▶ _Given problem_: Answer with a single number, the count of lines holding the word "chart".
══════════════════════════════
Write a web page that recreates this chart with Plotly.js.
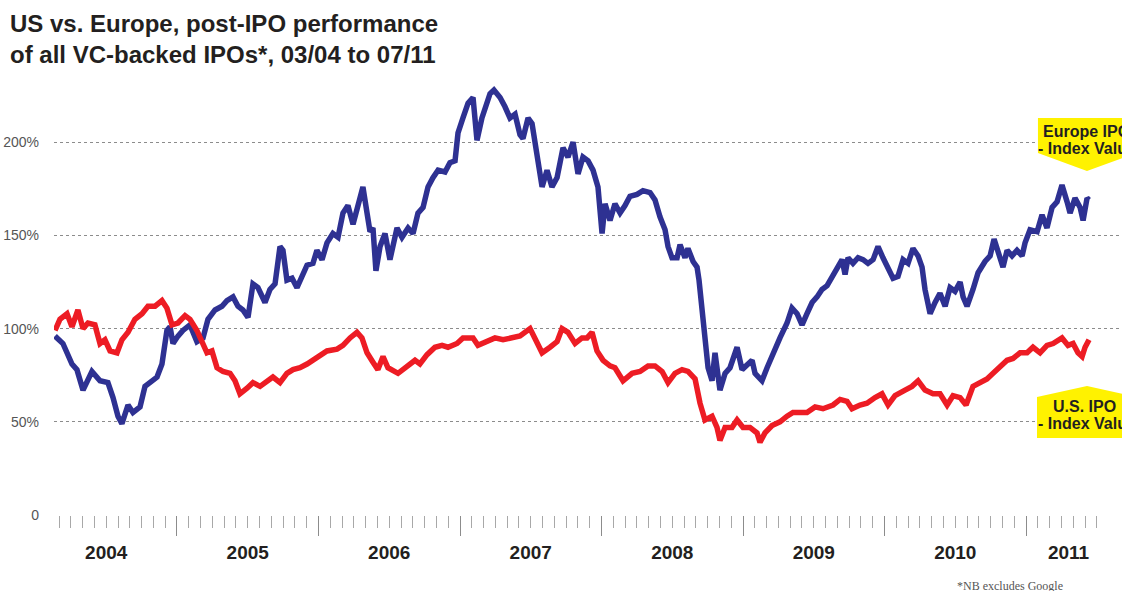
<!DOCTYPE html>
<html>
<head>
<meta charset="utf-8">
<script src="https://cdn.plot.ly/plotly-3.0.1.min.js"></script>
<style>
  html, body { margin: 0; padding: 0; background: #fff; }
  #chart { width: 1122px; height: 591px; }
</style>
</head>
<body>
<div id="chart"></div>
<script>
// Europe IPO index (decimal years, % of start)
var euroYear = [
  2004.138,2004.194,2004.258,2004.293,2004.336,2004.364,2004.399,2004.456,2004.512,2004.548,
  2004.583,2004.611,2004.654,2004.689,2004.739,2004.774,2004.823,2004.859,2004.894,2004.929,
  2004.951,2004.972,2005.007,2005.042,2005.092,2005.141,2005.184,2005.219,2005.269,2005.318,
  2005.353,2005.396,2005.431,2005.466,2005.502,2005.537,2005.572,2005.622,2005.657,2005.693,
  2005.728,2005.749,2005.777,2005.813,2005.848,2005.883,2005.919,2005.961,2005.989,2006.025,
  2006.060,2006.102,2006.138,2006.173,2006.208,2006.244,2006.279,2006.314,2006.343,2006.364,
  2006.385,2006.406,2006.435,2006.470,2006.505,2006.555,2006.590,2006.633,2006.668,2006.703,
  2006.739,2006.774,2006.809,2006.845,2006.894,2006.929,2006.965,2006.986,2007.021,2007.057,
  2007.092,2007.120,2007.155,2007.177,2007.212,2007.240,2007.283,2007.318,2007.353,2007.389,
  2007.424,2007.445,2007.481,2007.509,2007.544,2007.580,2007.615,2007.650,2007.686,2007.728,
  2007.763,2007.799,2007.834,2007.869,2007.905,2007.940,2007.975,2008.004,2008.025,2008.060,
  2008.095,2008.131,2008.166,2008.201,2008.251,2008.293,2008.343,2008.378,2008.413,2008.449,
  2008.470,2008.498,2008.534,2008.555,2008.590,2008.611,2008.647,2008.675,2008.689,2008.710,
  2008.731,2008.753,2008.781,2008.802,2008.837,2008.873,2008.908,2008.929,2008.958,2008.993,
  2009.028,2009.064,2009.085,2009.134,2009.170,2009.212,2009.261,2009.311,2009.346,2009.382,
  2009.417,2009.452,2009.488,2009.523,2009.558,2009.594,2009.629,2009.664,2009.700,2009.721,
  2009.742,2009.777,2009.813,2009.848,2009.883,2009.919,2009.954,2009.989,2010.025,2010.060,
  2010.095,2010.131,2010.166,2010.201,2010.237,2010.265,2010.286,2010.322,2010.357,2010.392,
  2010.428,2010.463,2010.498,2010.534,2010.555,2010.583,2010.625,2010.661,2010.710,2010.746,
  2010.774,2010.802,2010.837,2010.866,2010.901,2010.936,2010.972,2010.993,2011.028,2011.078,
  2011.113,2011.148,2011.184,2011.219,2011.254,2011.290,2011.311,2011.346,2011.382,2011.403,
  2011.431,2011.445
];
var euroVal = [
  96,92,81,78,67,71,77,72,71,63,
  53,49,59,55,58,69,72,74,81,99,
  101,92,96,99,102,93,95,105,110,112,
  115,117,112,110,106,124,122,114,121,124,
  144,142,126,127,122,128,134,135,142,137,
  146,151,149,162,166,156,166,176,162,152,
  154,131,144,151,137,154,149,154,151,162,
  165,176,181,185,184,189,190,205,213,221,
  224,201,213,219,226,228,224,219,213,215,
  204,202,213,210,194,176,185,176,181,197,
  192,200,183,192,190,185,176,151,167,158,
  167,162,166,171,172,174,173,169,160,153,
  144,138,138,145,138,143,136,133,126,110,
  90,79,72,87,67,76,79,83,90,78,
  81,83,76,72,79,87,95,103,111,108,
  102,108,114,117,121,123,128,133,137,129,
  138,135,138,137,135,137,144,138,133,127,
  128,137,135,143,139,133,121,108,114,119,
  112,122,120,125,117,112,121,130,136,139,
  148,142,133,142,139,142,139,146,153,152,
  161,154,165,168,177,168,162,170,165,158,
  170,169
];

// U.S. IPO index
var usYear = [
  2004.138,2004.173,2004.223,2004.258,2004.300,2004.336,2004.371,2004.420,2004.456,2004.491,
  2004.527,2004.576,2004.611,2004.654,2004.703,2004.753,2004.795,2004.845,2004.894,2004.929,
  2004.965,2005.007,2005.057,2005.092,2005.141,2005.177,2005.212,2005.247,2005.283,2005.325,
  2005.375,2005.410,2005.445,2005.495,2005.537,2005.587,2005.636,2005.678,2005.728,2005.777,
  2005.820,2005.869,2005.919,2005.961,2006.011,2006.060,2006.131,2006.173,2006.223,2006.272,
  2006.307,2006.343,2006.385,2006.420,2006.456,2006.491,2006.562,2006.625,2006.682,2006.717,
  2006.767,2006.823,2006.873,2006.915,2006.979,2007.021,2007.092,2007.127,2007.191,2007.247,
  2007.304,2007.367,2007.424,2007.495,2007.530,2007.580,2007.636,2007.686,2007.721,2007.763,
  2007.813,2007.862,2007.898,2007.933,2007.968,2008.011,2008.060,2008.095,2008.152,2008.216,
  2008.272,2008.329,2008.378,2008.428,2008.470,2008.519,2008.569,2008.611,2008.661,2008.696,
  2008.731,2008.781,2008.816,2008.837,2008.873,2008.922,2008.958,2009.000,2009.049,2009.099,
  2009.120,2009.155,2009.205,2009.261,2009.311,2009.353,2009.403,2009.452,2009.509,2009.565,
  2009.636,2009.686,2009.735,2009.770,2009.827,2009.876,2009.933,2009.982,2010.025,2010.074,
  2010.145,2010.194,2010.237,2010.286,2010.343,2010.392,2010.442,2010.484,2010.534,2010.576,
  2010.625,2010.675,2010.724,2010.767,2010.816,2010.866,2010.908,2010.958,2011.007,2011.049,
  2011.099,2011.148,2011.191,2011.254,2011.297,2011.332,2011.367,2011.396,2011.417,2011.445
];
var usVal = [
  99,105,108,101,110,100,103,102,92,94,
  88,87,94,98,105,108,112,112,115,111,
  102,103,107,105,99,92,87,88,79,77,
  76,72,65,68,71,69,72,74,71,76,
  78,79,81,83,86,88,89,91,95,98,
  95,87,82,78,85,79,76,80,83,81,
  86,90,91,90,92,95,95,91,93,95,
  94,95,96,100,95,87,90,93,100,98,
  92,95,95,98,88,83,80,79,72,76,
  77,80,80,77,71,76,78,77,73,60,
  51,53,47,40,47,47,51,47,47,44,
  39,44,48,50,53,55,55,55,58,57,
  59,62,61,57,59,60,63,65,59,64,
  67,69,72,67,65,65,59,64,63,59,
  69,71,73,76,79,83,84,87,87,90,
  87,91,92,95,91,92,87,85,90,94
];

var yTickVals = [0, 50, 100, 150, 200];
var yTickText = ['0', '50%', '100%', '150%', '200%'];
var yearLabels = ['2004', '2005', '2006', '2007', '2008', '2009', '2010', '2011'];
var yearLabelPos = [2004.5, 2005.5, 2006.5, 2007.5, 2008.5, 2009.5, 2010.5, 2011.3];

var xRange = [2004.131, 2011.678];

// month ticks from 03/04 to 07/11
var monthTicks = [];
for (var m = 2; m <= 90; m++) {
  monthTicks.push(2004 + m / 12);
}

var narrow = 'Liberation Sans Narrow, Arial Narrow, sans-serif';

var data = [
  {
    x: euroYear,
    y: euroVal,
    type: 'scatter',
    mode: 'lines',
    line: { color: '#2e3192', width: 5.5 },
    hoverinfo: 'skip'
  },
  {
    // drawn against the overlaid label axis so that it carries the year labels
    x: usYear,
    y: usVal,
    xaxis: 'x2',
    type: 'scatter',
    mode: 'lines',
    line: { color: '#ed1c24', width: 5.5 },
    hoverinfo: 'skip'
  }
];

var layout = {
  width: 1122,
  height: 591,
  margin: { l: 54, r: 0, t: 49, b: 76 },
  paper_bgcolor: '#fff',
  plot_bgcolor: '#fff',
  showlegend: false,
  title: {
    text: 'US vs. Europe, post-IPO performance<br>of all VC-backed IPOs*, 03/04 to 07/11',
    font: { family: narrow, size: 24, color: '#231f20', weight: 'bold' },
    xref: 'container', yref: 'container',
    x: 10 / 1122, xanchor: 'left',
    y: 1 - 32 / 591, yanchor: 'top'
  },
  xaxis: {
    type: 'linear',
    range: xRange,
    showgrid: false,
    zeroline: false,
    showline: false,
    tickmode: 'linear',
    tick0: 2005,
    dtick: 1,
    ticks: 'outside',
    ticklen: 20,
    tickwidth: 1,
    tickcolor: '#8c8c8c',
    showticklabels: false,
    minor: {
      tickmode: 'array',
      tickvals: monthTicks,
      ticks: 'outside',
      ticklen: 12,
      tickwidth: 1,
      tickcolor: '#a8a8a8',
      showgrid: false
    }
  },
  xaxis2: {
    type: 'linear',
    overlaying: 'x',
    matches: 'x',
    anchor: 'y',
    side: 'bottom',
    range: xRange,
    showgrid: false,
    zeroline: false,
    showline: false,
    tickmode: 'array',
    tickvals: yearLabelPos,
    ticktext: yearLabels,
    ticks: '',
    ticklabelstandoff: 24,
    tickfont: { family: narrow, size: 19, color: '#231f20', weight: 'bold' }
  },
  yaxis: {
    range: [0, 250],
    tickmode: 'array',
    tickvals: yTickVals,
    ticktext: yTickText,
    showgrid: true,
    gridcolor: '#8c8c8c',
    griddash: 'dot',
    gridwidth: 1,
    zeroline: false,
    showline: false,
    ticks: '',
    ticklabelstandoff: 14,
    tickfont: { family: narrow, size: 14, color: '#555' }
  },
  shapes: [
    {
      type: 'path', xref: 'paper', yref: 'paper',
      path: 'M 0.9213 0.8519 L 1.0131 0.8519 L 1.0131 0.7768 L 0.9672 0.7382 L 0.9213 0.7768 Z',
      fillcolor: '#fff200', line: { width: 0 }
    },
    {
      type: 'path', xref: 'paper', yref: 'paper',
      path: 'M 0.9204 0.2532 L 0.9672 0.2768 L 1.0140 0.2532 L 1.0140 0.1652 L 0.9204 0.1652 Z',
      fillcolor: '#fff200', line: { width: 0 }
    }
  ],
  annotations: [
    { text: 'Europe IPO', xref: 'paper', yref: 'paper', x: 0.9672, y: (515 - 131) / 466,
      xanchor: 'center', yanchor: 'middle', showarrow: false,
      font: { family: narrow, size: 16, color: '#231f20', weight: 'bold' } },
    { text: '- Index Value', xref: 'paper', yref: 'paper', x: 0.9672, y: (515 - 148) / 466,
      xanchor: 'center', yanchor: 'middle', showarrow: false,
      font: { family: narrow, size: 16, color: '#231f20', weight: 'bold' } },
    { text: 'U.S. IPO', xref: 'paper', yref: 'paper', x: 0.9650, y: (515 - 406) / 466,
      xanchor: 'center', yanchor: 'middle', showarrow: false,
      font: { family: narrow, size: 16, color: '#231f20', weight: 'bold' } },
    { text: '- Index Value', xref: 'paper', yref: 'paper', x: 0.9672, y: (515 - 423) / 466,
      xanchor: 'center', yanchor: 'middle', showarrow: false,
      font: { family: narrow, size: 16, color: '#231f20', weight: 'bold' } },
    { text: '*NB excludes Google', xref: 'paper', yref: 'paper', x: (955 - 54) / 1068, y: (515 - 586) / 466,
      xanchor: 'left', yanchor: 'middle', showarrow: false,
      font: { family: 'Liberation Serif, serif', size: 12, color: '#555' } }
  ]
};

Plotly.newPlot('chart', data, layout, { displayModeBar: false, staticPlot: true });
</script>
</body>
</html>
══════════════════════════════
▶ _Solution for this exercise_: 4